El pasado viernes dediqué mi columna, Felicidad, qué bonito nombre tienes, a dos grandes palabras: felicidad y libertad. Un asunto complejo y largo para dirimirlo en unos pocos párrafos, pensé días después, y un atrevimiento por mi parte aventurarme en semejante bosque. Leído de nuevo, creo que quizá pecara de espeso. Cuando escuché, unos días después, las palabras del presidente del Partido Popular, me convencí totalmente de que las cosas se pueden decir con menos palabras.
En realidad, envidié la simpleza de Alberto Núñez Feijóo tanto como su efectividad comunicativa, aunque el mensaje me llenara de terror. Por si no lo recuerdan, Feijóo compartió una revelación: “Europa ha despertado. Ha salido de la cárcel ideológica de una izquierda que le vendía que era bueno empobrecerse y que era buena la democracia más que la prosperidad”. No hacían falta tantos símiles. Unas deshilachadas palabras y una sintaxis dudosa eran suficientes para admitir que hay gobiernos, y aspirantes a gobernar, que pretenden darnos gato por liebre.
El truco de estos está en crear confusión entre las palabras y los deseos: la prosperidad por encima de todo, y todo es absolutamente todo, incluso la democracia. Compra y no dejes de comprar. Trabaja, compra, pues antes muerto que pobre. La prosperidad de la que hablan tiene un precio, tú me das tu libertad, que tiene forma de democracia, y yo te doy cosas. Después de firmado el trato, hablamos más detenidamente de lo que entendemos por prosperidad. Claro, que quizá Feijóo aquel día habría dado cualquier cosa por controlar su subconsciente, y haber sido más complejo, más críptico, pues tanta claridad pudiera poner en peligro sus oscuros propósitos.
Los pasos para robar un país, es decir, aniquilar una democracia y establecer un estado fascista, es conocida.

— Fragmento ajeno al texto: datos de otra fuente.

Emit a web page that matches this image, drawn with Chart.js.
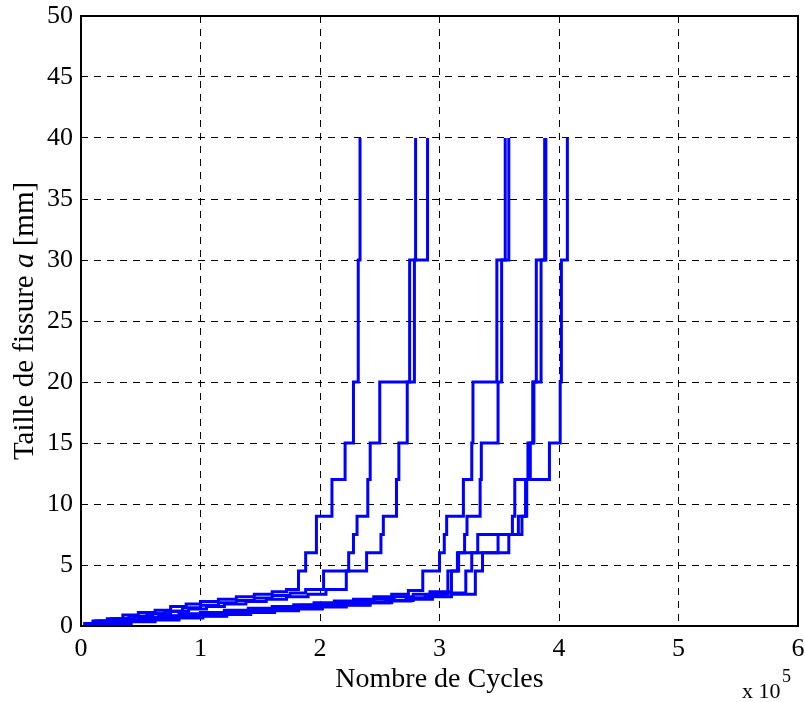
<!DOCTYPE html>
<html>
<head>
<meta charset="utf-8">
<script src="https://cdn.jsdelivr.net/npm/chart.js@4.4.1/dist/chart.umd.min.js"></script>
<style>
  html, body { margin: 0; padding: 0; background: #fff; }
  #wrap { width: 805px; height: 702px; }
</style>
</head>
<body>
<div id="wrap"><canvas id="crackChart"></canvas></div>
<script>
// cycles in units of 1e5, crack size a in mm (jump points of each stair curve)
const cyclesA = [0.02, 0.10, 0.22, 0.35, 0.48, 0.62, 0.75, 0.88, 1.00, 1.15, 1.30, 1.45, 1.60, 1.72, 1.82, 1.88, 1.97, 2.10, 2.21, 2.28, 2.32, 2.335];
const crackA  = [0.2, 0.4, 0.6, 0.9, 1.1, 1.3, 1.6, 1.8, 2.0, 2.2, 2.4, 2.6, 2.8, 3.0, 4.5, 6, 9, 12, 15, 20, 30, 40];

const cyclesB = [0.02, 0.12, 0.25, 0.40, 0.55, 0.70, 0.85, 1.00, 1.15, 1.30, 1.45, 1.60, 1.75, 1.88, 2.03, 2.24, 2.28, 2.31, 2.40, 2.42, 2.50, 2.79, 2.80];
const crackB  = [0.2, 0.4, 0.6, 0.8, 1.0, 1.2, 1.5, 1.7, 1.9, 2.1, 2.3, 2.5, 2.7, 3.0, 4.5, 6, 7.5, 9, 12, 15, 20, 30, 40];

const cyclesC = [0.03, 0.15, 0.30, 0.45, 0.60, 0.75, 0.90, 1.05, 1.20, 1.38, 1.55, 1.72, 1.90, 2.05, 2.22, 2.39, 2.51, 2.53, 2.64, 2.66, 2.73, 2.75, 2.90];
const crackC  = [0.2, 0.4, 0.6, 0.8, 1.0, 1.2, 1.4, 1.6, 1.8, 2.0, 2.2, 2.4, 2.6, 3.0, 4.5, 6, 7.5, 9, 12, 15, 20, 30, 40];

const cyclesD = [0.03, 0.15, 0.30, 0.48, 0.65, 0.82, 1.00, 1.20, 1.40, 1.60, 1.78, 1.95, 2.12, 2.28, 2.45, 2.60, 2.74, 2.86, 3.00, 3.04, 3.06, 3.20, 3.27, 3.28, 3.48, 3.55];
const crackD  = [0.2, 0.35, 0.5, 0.7, 0.85, 1.0, 1.1, 1.3, 1.45, 1.6, 1.75, 1.9, 2.05, 2.2, 2.4, 2.6, 2.9, 4.5, 6, 7.5, 9, 12, 15, 20, 30, 40];

const cyclesE = [0.03, 0.18, 0.35, 0.52, 0.70, 0.88, 1.06, 1.25, 1.45, 1.65, 1.85, 2.05, 2.25, 2.45, 2.62, 2.78, 2.92, 3.10, 3.16, 3.21, 3.23, 3.34, 3.35, 3.49, 3.52, 3.58];
const crackE  = [0.2, 0.35, 0.5, 0.65, 0.8, 0.95, 1.1, 1.25, 1.4, 1.55, 1.7, 1.85, 2.0, 2.2, 2.4, 2.6, 2.8, 4.5, 6, 7.5, 9, 12, 15, 20, 30, 40];

const cyclesF = [0.04, 0.20, 0.38, 0.56, 0.75, 0.95, 1.15, 1.35, 1.55, 1.75, 1.95, 2.15, 2.35, 2.55, 2.72, 2.88, 3.02, 3.22, 3.27, 3.49, 3.66, 3.72, 3.74, 3.78, 3.81, 3.88];
const crackF  = [0.15, 0.3, 0.45, 0.6, 0.75, 0.9, 1.05, 1.2, 1.35, 1.5, 1.65, 1.8, 1.95, 2.1, 2.3, 2.5, 2.7, 4.5, 6, 7.5, 9, 12, 15, 20, 30, 40];

const cyclesG = [0.04, 0.22, 0.40, 0.60, 0.80, 1.00, 1.20, 1.40, 1.60, 1.80, 2.00, 2.20, 2.40, 2.58, 2.76, 2.94, 3.10, 3.30, 3.36, 3.58, 3.69, 3.73, 3.76, 3.79, 3.85, 3.89];
const crackG  = [0.1, 0.25, 0.4, 0.55, 0.7, 0.85, 1.0, 1.15, 1.3, 1.45, 1.6, 1.75, 1.9, 2.05, 2.2, 2.4, 2.6, 4.5, 6, 7.5, 9, 12, 15, 20, 30, 40];

const cyclesH = [0.05, 0.22, 0.42, 0.62, 0.82, 1.02, 1.22, 1.42, 1.62, 1.82, 2.02, 2.22, 2.42, 2.60, 2.78, 2.94, 3.07, 3.15, 3.32, 3.61, 3.63, 3.92, 4.01, 4.02, 4.07];
const crackH  = [0.1, 0.2, 0.35, 0.5, 0.65, 0.8, 0.95, 1.1, 1.25, 1.4, 1.55, 1.7, 1.9, 2.1, 2.3, 2.6, 4.5, 6, 7.5, 9, 12, 15, 20, 30, 40];

const curves = [
    [cyclesA, crackA], [cyclesB, crackB], [cyclesC, crackC], [cyclesD, crackD],
    [cyclesE, crackE], [cyclesF, crackF], [cyclesG, crackG], [cyclesH, crackH],
];

const serif = "'Liberation Serif', 'Times New Roman', serif";

const frame = {
    id: "frame",
    afterDraw(chart) {
        const { ctx, chartArea: a } = chart;
        ctx.save();
        ctx.strokeStyle = "#000";
        ctx.lineWidth = 2;
        ctx.strokeRect(a.left, a.top, a.right - a.left, a.bottom - a.top);

        // y title, with an italic "a"
        const parts = [
            ["Taille de fissure ", "29px " + serif],
            ["a", "italic 29px " + serif],
            [" [mm]", "29px " + serif],
        ];
        let total = 0;
        parts.forEach(([t, f]) => { ctx.font = f; total += ctx.measureText(t).width; });
        ctx.translate(25, (a.top + a.bottom) / 2);
        ctx.rotate(-Math.PI / 2);
        ctx.fillStyle = "#000";
        ctx.textBaseline = "middle";
        ctx.textAlign = "left";
        let x = -total / 2;
        parts.forEach(([t, f]) => {
            ctx.font = f;
            ctx.fillText(t, x, 0);
            x += ctx.measureText(t).width;
        });
        ctx.restore();

        // x 10^5 multiplier
        ctx.save();
        ctx.fillStyle = "#000";
        ctx.textAlign = "left";
        ctx.textBaseline = "alphabetic";
        ctx.font = "22px " + serif;
        ctx.fillText("x 10", 742, 698);
        ctx.font = "18px " + serif;
        ctx.fillText("5", 782, 682);
        ctx.restore();
    },
};

const ctx = document.getElementById("crackChart");

new Chart(ctx, {
    type: "scatter",
    data: {
        datasets: curves.map(([xs, ys]) => ({
            data: xs.map((x, i) => ({ x: x, y: ys[i] })),
            showLine: true,
            stepped: "before",
            borderColor: "#0000ff",
            backgroundColor: "#0000ff",
            borderWidth: 3,
            pointRadius: 0,
            fill: false,
        })),
    },
    options: {
        responsive: true,
        maintainAspectRatio: false,
        animation: false,
        layout: {
            padding: { left: 0, right: 7, top: 16, bottom: 0 },
        },
        scales: {
            x: {
                type: "linear",
                min: 0,
                max: 6,
                afterFit: (scale) => {
                    scale.height = 76;
                    scale.paddingLeft = 0;
                    scale.paddingRight = 0;
                },
                ticks: {
                    stepSize: 1,
                    color: "#000",
                    padding: 8,
                    font: { family: serif, size: 26 },
                },
                grid: {
                    color: "#000",
                    lineWidth: 1,
                    drawTicks: false,
                },
                border: { display: false, dash: [7, 6] },
                title: {
                    display: true,
                    text: "Nombre de Cycles",
                    color: "#000",
                    font: { family: serif, size: 28 },
                    padding: { top: 0, bottom: 6 },
                },
            },
            y: {
                type: "linear",
                min: 0,
                max: 50,
                afterFit: (scale) => {
                    scale.width = 81;
                    scale.paddingTop = 0;
                    scale.paddingBottom = 0;
                },
                ticks: {
                    stepSize: 5,
                    color: "#000",
                    padding: 8,
                    font: { family: serif, size: 26 },
                },
                grid: {
                    color: "#000",
                    lineWidth: 1,
                    drawTicks: false,
                },
                border: { display: false, dash: [7, 6] },
            },
        },
        plugins: {
            legend: { display: false },
            tooltip: { enabled: false },
        },
    },
    plugins: [frame],
});
</script>
</body>
</html>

Primero, se crea una situación ficticia de peligro en las calles, en tu casa, en tu trabajo, con tu familia, amplificando los problemas reales e inventando nuevos. Segundo, pero casi a la par, generan necesidades de protección hasta tal punto que la seguridad individual se vuelve esencial y la palabra libertad va perdiendo contenido, se diluye entre otras palabras. Una vez que entras en su trampa, zas, te cortan la cabeza.
¿Cómo picamos una y otra vez el anzuelo? Será porque de niños no atendimos bien cuando nos advertían con aquel cuento de dos pequeños abandonados en el bosque por unos padres atosigados por la pobreza. Se llamaban Hansel y Gretel, que muertos de miedo, en peligro, se encontraron ante una casa construida de golosinas. Solo tenían que entrar… la bruja solo se los quería comer… Ellos perderían su libertad, pero a cambio de una prometida prosperidad en chuches que, a los 5 años, todos sabríamos ya que era mentira.